The Senate, in arranging the assignment of provinces in B.C. 59, had tried to diminish Cæsar’s influence by giving him for his work as Proconsul the duty of attending to the internal condition of Italy. This meant that he would have no military force at his command, and that he would be expected to devote himself to the supervision of roads and public works. The senatorial arrangement for rendering their chief opponent innocuous was simply an invitation to him to treat it as non-existing. It was proposed to set the Senate’s action aside and to give Cisalpine Gaul and the adjoining province of Illyria to Cæsar for a period of five years.

When the new measure was before the popular assembly, the Senate, under pressure from Pompeius, voted that in addition to Cisalpine Gaul in the Celtic region on the Italian side of the Alps, the Gallic province, with an ample army and suitable staff, should be assigned to Cæsar. It was known that there was restlessness among the Gauls and the Germans, who were on the borders of the prosperous Roman province in southern Gaul along the lower Rhone. This was, of course, an opportunity for real proconsular duty, but probably no one who voted for the assignment realized the possibilities of the command which now fell into Cæsar’s hand.

But before setting out for his province (58 B.C.), Cæsar remained near at hand to supervise Clodius’ arrangements for muzzling the Senate; it was not safe for the new Proconsul to absent himself from Rome until affairs there had been brought so under control that there would be no chance of a senatorial reactionary movement. Clodius first abolished the use of indefinitely prolonged obstruction, a practice involved in the religious privilege of “watching the heavens” for evil omens, and a method of delay normally used to prevent the assemblies of the people from being held. The next step was to hinder the Censors from making a combination to remove from the Senate partisans of Cæsar. This purpose was secured by another law of Clodius that made it impossible for the Censor to strike from the roll of the Senate anyone, except on a formal accusation, and no member could be removed even then unless both Censors acted together.

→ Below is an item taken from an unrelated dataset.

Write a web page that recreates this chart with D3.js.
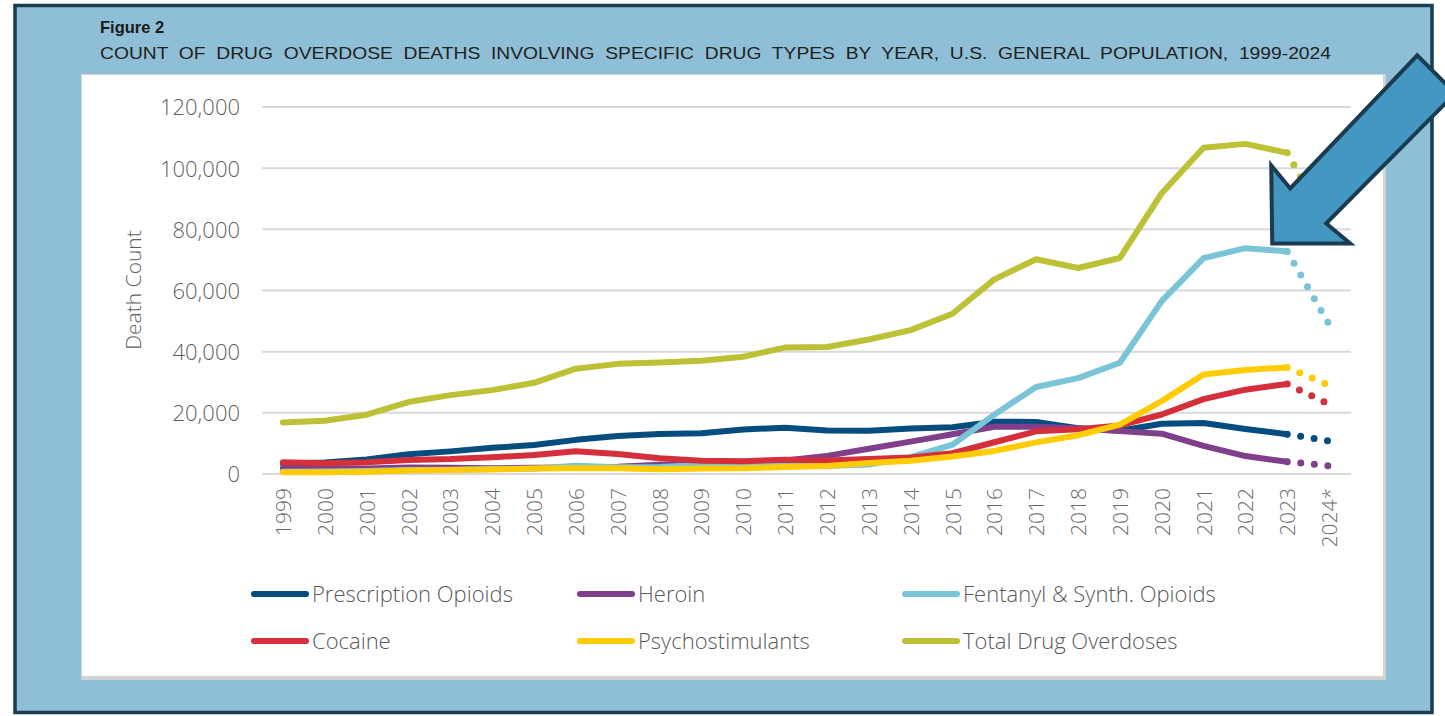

Cæsar attempted also to conciliate Cicero by offering him a staff appointment; on this being refused, as it was desirable to deprive the senatorial party of the oratorical talents which gave Cicero a hold on the people, Clodius was allowed to bring charges against him in connection with the execution of the Catilinarian conspirators. The terms of the new law were perfectly general; it simply outlawed any person who had or should hereafter put to death a Roman citizen uncondemned, that is, without due trial and sentence. Cicero took the hint and fled from Rome. At the same time the uncompromising senatorial obstructionist Cato was “kicked upstairs” by being given an appointment as commissioner to supervise the annexation of the island of Cyprus. Ample time was allowed him, and it was arranged that when he had finished with Cyprus, he should go to Byzantium and settle some unimportant disputes in that free city. With Cato kept busy at a long distance from Rome, and with Cicero out of the way, there was little to fear with Clodius acting in the rôle of “boss” of Rome.